▶ [THE REQUEST]: Read through the data and count the lines that contain the string "draw"; give only the result.

---*---

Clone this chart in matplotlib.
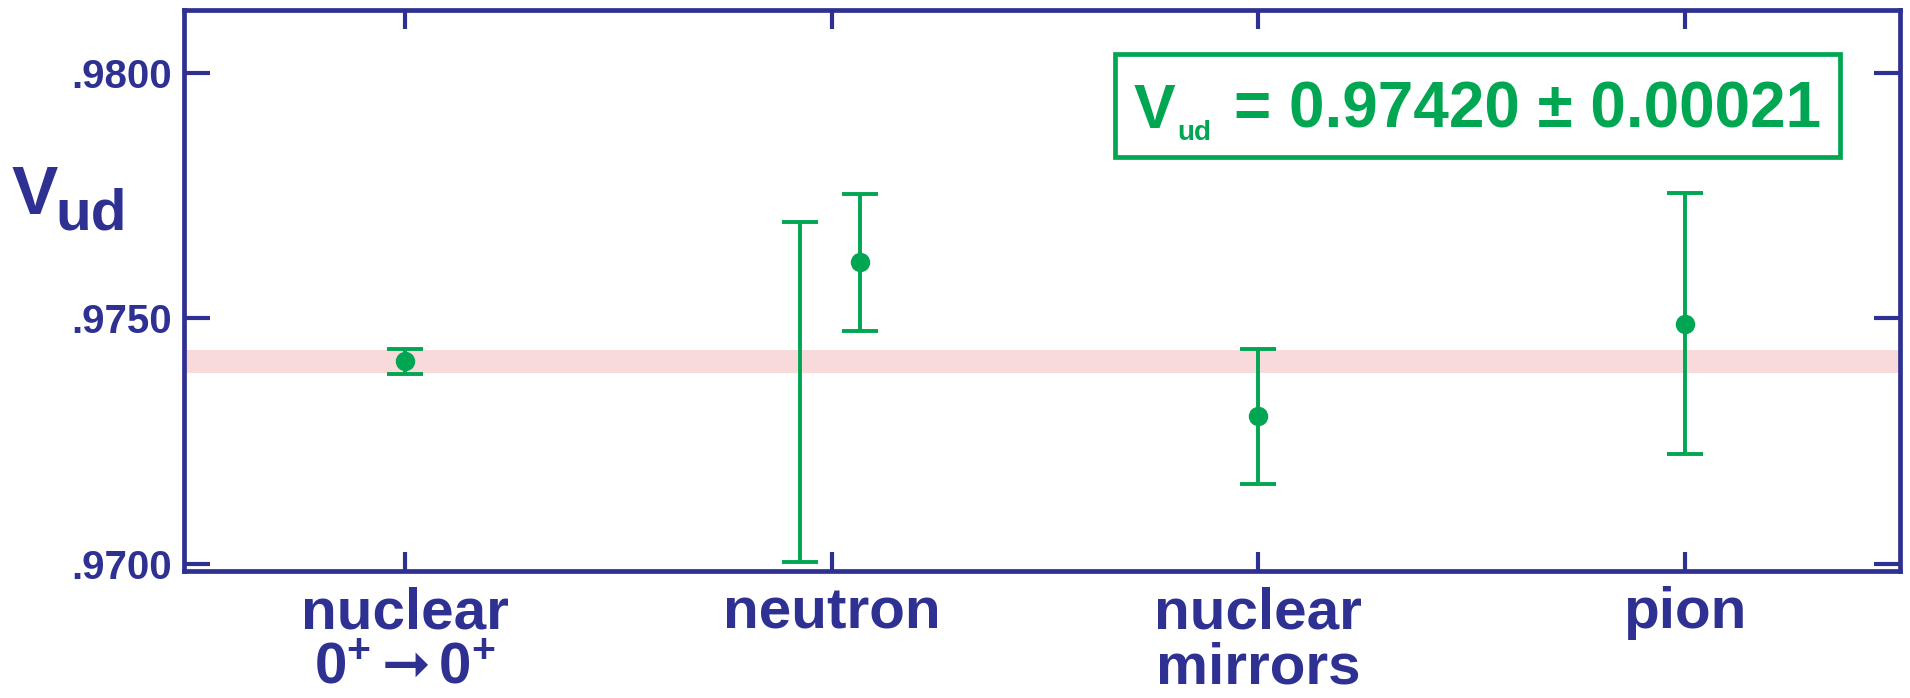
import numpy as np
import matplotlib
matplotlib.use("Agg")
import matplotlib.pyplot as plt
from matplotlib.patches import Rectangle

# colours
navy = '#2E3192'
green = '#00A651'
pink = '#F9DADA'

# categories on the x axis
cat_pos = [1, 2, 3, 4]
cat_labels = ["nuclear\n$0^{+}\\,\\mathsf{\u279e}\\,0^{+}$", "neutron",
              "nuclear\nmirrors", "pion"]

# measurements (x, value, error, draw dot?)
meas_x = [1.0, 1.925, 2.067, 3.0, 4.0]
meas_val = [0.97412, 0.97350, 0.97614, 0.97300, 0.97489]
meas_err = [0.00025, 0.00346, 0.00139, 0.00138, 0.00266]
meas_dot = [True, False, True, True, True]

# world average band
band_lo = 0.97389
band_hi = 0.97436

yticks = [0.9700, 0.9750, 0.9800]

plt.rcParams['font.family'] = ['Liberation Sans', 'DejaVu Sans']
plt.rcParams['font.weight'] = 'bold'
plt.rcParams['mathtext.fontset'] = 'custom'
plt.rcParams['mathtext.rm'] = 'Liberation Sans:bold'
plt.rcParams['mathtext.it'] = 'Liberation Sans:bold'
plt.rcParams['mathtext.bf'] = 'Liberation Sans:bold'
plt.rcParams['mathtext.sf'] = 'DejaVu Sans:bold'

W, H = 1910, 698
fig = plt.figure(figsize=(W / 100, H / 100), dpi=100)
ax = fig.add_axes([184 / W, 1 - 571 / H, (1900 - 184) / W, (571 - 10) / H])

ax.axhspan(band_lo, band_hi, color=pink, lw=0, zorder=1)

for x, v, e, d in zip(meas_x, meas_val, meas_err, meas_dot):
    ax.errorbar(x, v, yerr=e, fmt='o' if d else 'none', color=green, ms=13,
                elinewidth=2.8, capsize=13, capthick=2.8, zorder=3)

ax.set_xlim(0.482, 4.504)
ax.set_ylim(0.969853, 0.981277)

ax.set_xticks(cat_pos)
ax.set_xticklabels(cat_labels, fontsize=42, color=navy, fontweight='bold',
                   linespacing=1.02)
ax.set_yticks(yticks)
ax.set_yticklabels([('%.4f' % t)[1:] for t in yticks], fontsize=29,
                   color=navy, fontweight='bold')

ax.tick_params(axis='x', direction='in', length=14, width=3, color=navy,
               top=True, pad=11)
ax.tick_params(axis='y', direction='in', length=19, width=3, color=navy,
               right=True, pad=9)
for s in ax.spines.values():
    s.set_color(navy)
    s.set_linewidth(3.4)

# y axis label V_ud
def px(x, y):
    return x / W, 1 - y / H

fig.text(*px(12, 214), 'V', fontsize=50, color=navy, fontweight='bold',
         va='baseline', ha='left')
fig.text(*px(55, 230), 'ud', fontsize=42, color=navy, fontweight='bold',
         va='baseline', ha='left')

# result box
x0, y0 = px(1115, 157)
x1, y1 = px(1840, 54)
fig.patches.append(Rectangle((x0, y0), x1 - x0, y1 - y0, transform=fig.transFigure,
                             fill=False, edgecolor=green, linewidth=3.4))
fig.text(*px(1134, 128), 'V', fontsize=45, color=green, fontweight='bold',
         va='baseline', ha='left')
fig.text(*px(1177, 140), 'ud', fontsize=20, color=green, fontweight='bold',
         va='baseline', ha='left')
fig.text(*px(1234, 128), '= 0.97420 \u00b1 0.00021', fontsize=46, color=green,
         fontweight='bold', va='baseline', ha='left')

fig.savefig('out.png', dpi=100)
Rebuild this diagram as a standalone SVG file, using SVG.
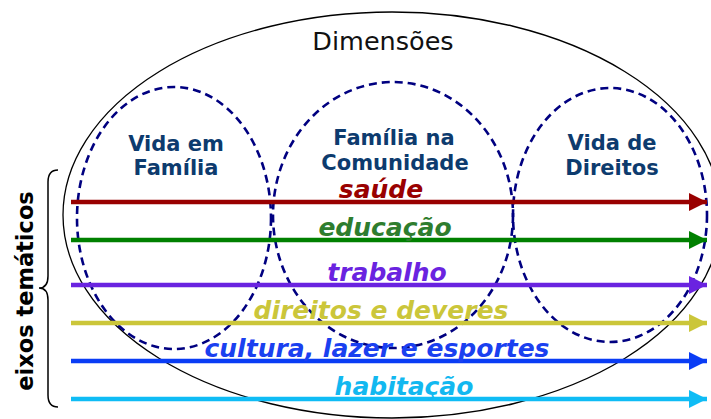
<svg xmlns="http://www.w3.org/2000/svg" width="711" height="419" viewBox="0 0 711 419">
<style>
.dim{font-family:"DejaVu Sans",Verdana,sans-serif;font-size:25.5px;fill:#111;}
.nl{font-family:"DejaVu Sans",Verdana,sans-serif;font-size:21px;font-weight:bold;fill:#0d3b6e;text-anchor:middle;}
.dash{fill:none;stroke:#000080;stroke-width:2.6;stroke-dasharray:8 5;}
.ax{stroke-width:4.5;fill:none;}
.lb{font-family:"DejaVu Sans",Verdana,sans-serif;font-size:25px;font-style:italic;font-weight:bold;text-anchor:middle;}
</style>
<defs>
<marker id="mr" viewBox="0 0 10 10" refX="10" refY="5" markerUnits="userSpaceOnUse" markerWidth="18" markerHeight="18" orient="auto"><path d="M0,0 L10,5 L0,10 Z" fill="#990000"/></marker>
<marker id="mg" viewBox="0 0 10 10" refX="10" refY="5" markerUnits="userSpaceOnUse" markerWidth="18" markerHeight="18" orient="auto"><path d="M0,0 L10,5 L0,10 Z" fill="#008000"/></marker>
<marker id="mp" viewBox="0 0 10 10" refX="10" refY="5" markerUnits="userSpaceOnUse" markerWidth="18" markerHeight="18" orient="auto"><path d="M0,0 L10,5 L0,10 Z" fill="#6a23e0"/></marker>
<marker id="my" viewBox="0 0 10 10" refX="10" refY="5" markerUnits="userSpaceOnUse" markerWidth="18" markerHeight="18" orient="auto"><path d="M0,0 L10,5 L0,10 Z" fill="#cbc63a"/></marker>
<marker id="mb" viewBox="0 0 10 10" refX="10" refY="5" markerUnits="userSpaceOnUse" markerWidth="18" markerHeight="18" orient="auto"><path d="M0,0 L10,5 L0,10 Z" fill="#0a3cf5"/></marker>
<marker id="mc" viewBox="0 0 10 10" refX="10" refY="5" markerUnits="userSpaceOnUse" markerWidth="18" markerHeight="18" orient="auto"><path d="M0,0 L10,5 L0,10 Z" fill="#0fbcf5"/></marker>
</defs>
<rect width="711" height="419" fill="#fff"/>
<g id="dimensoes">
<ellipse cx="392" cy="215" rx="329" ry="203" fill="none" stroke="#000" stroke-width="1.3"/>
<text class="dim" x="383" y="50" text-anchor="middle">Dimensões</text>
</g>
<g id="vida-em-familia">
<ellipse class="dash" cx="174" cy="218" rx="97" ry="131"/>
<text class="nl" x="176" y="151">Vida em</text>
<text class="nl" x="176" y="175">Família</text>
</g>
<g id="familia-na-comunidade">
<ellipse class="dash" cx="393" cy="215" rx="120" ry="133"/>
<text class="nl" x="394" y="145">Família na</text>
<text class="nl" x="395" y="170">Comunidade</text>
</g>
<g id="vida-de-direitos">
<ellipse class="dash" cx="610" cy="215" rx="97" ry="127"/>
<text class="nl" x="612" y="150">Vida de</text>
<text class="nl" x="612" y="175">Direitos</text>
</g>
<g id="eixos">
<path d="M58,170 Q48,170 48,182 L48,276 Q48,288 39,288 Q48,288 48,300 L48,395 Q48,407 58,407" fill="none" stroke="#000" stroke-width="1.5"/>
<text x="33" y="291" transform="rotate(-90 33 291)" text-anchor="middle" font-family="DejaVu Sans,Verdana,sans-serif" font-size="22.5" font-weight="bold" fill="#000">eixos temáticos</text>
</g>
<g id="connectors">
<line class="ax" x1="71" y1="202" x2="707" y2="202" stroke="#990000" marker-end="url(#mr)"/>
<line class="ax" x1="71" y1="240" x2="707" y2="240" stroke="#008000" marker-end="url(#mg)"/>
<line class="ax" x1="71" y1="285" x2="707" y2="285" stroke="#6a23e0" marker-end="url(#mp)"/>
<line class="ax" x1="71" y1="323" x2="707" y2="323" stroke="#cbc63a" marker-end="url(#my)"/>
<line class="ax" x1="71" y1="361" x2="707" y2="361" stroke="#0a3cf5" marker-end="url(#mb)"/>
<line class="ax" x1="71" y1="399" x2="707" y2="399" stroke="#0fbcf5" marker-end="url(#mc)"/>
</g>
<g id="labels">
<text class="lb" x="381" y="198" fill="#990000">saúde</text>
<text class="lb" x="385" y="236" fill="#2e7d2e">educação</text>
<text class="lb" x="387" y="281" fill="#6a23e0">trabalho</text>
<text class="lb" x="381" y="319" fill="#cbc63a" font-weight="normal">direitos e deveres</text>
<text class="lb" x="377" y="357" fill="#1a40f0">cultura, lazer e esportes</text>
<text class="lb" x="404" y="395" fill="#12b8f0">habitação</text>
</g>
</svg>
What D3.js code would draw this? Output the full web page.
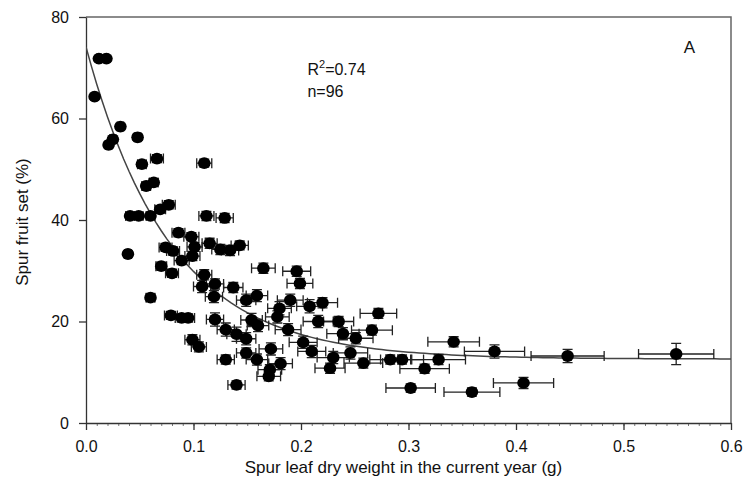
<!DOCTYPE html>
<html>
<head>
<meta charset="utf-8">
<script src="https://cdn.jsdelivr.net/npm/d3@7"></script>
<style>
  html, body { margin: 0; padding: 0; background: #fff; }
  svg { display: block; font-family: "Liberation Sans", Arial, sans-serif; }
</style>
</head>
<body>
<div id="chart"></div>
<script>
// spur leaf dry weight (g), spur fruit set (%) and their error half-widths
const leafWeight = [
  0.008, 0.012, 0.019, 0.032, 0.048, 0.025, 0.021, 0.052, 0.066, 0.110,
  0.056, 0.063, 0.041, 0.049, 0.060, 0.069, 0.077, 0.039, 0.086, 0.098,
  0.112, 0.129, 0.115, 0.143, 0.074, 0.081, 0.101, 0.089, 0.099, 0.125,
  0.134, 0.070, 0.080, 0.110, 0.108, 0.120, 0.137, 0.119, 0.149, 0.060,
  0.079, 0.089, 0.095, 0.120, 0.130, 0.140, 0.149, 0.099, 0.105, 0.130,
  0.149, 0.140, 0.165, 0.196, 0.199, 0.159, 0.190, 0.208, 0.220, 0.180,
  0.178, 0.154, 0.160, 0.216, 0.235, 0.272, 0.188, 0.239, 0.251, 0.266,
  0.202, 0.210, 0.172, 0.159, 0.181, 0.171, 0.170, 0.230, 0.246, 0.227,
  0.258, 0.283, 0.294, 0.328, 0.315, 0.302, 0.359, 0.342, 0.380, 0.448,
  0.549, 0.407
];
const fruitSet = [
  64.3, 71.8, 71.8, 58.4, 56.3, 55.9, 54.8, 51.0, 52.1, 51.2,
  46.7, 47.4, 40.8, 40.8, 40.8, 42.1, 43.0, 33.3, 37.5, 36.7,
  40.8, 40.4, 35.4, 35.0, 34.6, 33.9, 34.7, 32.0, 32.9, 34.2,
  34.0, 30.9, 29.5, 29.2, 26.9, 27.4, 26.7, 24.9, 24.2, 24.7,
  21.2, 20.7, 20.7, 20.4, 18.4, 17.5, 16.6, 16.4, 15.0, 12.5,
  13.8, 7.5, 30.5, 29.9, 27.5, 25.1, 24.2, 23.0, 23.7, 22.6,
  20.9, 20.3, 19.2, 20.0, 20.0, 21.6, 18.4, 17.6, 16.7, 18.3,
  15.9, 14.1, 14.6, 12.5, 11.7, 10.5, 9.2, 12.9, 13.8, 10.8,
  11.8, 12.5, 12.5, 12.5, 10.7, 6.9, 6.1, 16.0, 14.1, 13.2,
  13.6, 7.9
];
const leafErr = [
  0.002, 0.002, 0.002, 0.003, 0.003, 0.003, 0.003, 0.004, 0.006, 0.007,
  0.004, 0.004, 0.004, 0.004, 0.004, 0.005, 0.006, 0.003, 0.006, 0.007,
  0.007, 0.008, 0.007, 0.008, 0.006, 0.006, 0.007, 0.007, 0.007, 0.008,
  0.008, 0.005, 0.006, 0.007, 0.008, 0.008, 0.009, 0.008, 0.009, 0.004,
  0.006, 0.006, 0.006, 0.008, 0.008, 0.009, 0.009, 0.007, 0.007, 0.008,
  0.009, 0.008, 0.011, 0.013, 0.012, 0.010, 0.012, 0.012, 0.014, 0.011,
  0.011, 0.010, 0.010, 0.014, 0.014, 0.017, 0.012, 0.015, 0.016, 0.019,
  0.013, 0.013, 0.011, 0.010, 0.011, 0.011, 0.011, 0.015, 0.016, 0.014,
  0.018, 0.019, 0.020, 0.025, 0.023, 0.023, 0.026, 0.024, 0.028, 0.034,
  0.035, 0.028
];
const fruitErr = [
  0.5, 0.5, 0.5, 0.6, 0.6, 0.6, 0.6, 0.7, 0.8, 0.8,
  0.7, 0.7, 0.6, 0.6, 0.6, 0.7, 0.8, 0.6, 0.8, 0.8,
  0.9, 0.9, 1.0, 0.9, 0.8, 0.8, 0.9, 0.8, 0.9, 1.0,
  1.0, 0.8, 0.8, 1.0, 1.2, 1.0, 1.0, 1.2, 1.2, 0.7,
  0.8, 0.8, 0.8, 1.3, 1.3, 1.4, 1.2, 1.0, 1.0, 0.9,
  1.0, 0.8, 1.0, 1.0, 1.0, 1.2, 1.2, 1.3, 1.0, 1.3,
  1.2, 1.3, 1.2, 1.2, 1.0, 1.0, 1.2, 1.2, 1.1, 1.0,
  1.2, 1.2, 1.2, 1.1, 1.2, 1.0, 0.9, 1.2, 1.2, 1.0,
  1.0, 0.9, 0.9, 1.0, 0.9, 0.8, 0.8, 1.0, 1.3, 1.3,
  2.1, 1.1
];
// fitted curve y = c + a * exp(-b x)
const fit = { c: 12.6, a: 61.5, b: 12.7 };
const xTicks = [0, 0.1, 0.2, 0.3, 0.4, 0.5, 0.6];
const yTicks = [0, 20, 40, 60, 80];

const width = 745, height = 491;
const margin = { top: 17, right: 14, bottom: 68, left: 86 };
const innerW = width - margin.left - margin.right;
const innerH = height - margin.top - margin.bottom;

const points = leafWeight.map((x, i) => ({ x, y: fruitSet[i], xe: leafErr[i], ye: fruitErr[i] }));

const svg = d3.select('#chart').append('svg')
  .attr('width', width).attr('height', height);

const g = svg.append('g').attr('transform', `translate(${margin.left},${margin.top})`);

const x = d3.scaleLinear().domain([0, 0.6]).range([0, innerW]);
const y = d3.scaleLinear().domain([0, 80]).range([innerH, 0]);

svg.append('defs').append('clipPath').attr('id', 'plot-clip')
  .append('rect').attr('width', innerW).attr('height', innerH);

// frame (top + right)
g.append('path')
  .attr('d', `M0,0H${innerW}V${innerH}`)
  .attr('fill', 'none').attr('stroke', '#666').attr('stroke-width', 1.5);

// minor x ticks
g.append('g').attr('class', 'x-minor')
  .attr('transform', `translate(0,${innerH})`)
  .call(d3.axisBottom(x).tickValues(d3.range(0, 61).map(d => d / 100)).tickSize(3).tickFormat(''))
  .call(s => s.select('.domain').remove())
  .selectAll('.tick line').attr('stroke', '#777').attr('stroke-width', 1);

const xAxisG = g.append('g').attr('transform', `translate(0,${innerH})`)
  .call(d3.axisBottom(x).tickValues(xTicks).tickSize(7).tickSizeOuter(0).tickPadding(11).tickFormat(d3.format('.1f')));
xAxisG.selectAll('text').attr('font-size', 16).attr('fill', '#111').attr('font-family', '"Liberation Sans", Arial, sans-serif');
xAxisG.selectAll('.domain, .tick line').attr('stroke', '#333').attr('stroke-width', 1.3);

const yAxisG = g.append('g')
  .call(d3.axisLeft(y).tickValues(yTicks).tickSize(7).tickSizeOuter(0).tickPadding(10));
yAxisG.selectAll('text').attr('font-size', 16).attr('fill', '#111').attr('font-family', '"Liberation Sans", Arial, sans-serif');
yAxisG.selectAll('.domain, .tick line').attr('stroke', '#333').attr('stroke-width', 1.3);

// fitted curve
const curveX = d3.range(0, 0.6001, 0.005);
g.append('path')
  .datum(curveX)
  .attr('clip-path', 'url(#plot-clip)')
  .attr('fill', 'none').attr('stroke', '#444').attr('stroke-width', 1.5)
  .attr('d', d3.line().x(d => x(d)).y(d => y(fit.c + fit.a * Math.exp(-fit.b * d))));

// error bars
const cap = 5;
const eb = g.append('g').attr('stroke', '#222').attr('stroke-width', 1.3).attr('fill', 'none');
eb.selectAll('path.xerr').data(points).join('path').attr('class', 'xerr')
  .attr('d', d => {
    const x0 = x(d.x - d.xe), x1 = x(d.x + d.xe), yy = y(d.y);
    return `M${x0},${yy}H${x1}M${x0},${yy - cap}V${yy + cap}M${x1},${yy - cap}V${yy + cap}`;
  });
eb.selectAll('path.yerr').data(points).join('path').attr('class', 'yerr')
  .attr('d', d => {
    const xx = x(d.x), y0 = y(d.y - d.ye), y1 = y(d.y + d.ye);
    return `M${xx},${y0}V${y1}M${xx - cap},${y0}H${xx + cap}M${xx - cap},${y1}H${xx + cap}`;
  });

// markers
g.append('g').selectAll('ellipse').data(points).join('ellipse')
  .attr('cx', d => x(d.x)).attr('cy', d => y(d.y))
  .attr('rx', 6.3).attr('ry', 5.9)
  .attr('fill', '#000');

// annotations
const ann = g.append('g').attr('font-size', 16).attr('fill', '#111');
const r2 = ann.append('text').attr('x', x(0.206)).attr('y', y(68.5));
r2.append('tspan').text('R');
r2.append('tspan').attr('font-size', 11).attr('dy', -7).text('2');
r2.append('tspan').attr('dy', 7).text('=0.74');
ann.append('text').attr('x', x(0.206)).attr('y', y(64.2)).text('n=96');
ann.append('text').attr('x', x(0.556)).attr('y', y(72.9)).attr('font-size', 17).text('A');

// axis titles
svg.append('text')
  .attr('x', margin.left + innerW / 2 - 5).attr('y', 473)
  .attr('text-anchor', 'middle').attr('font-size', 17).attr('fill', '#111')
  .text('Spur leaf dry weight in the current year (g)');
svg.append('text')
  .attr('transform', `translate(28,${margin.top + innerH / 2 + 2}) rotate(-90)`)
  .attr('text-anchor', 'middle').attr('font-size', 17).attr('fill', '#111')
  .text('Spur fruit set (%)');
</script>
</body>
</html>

---*---

▶ [SOLUTION TO THIS TASK]: 2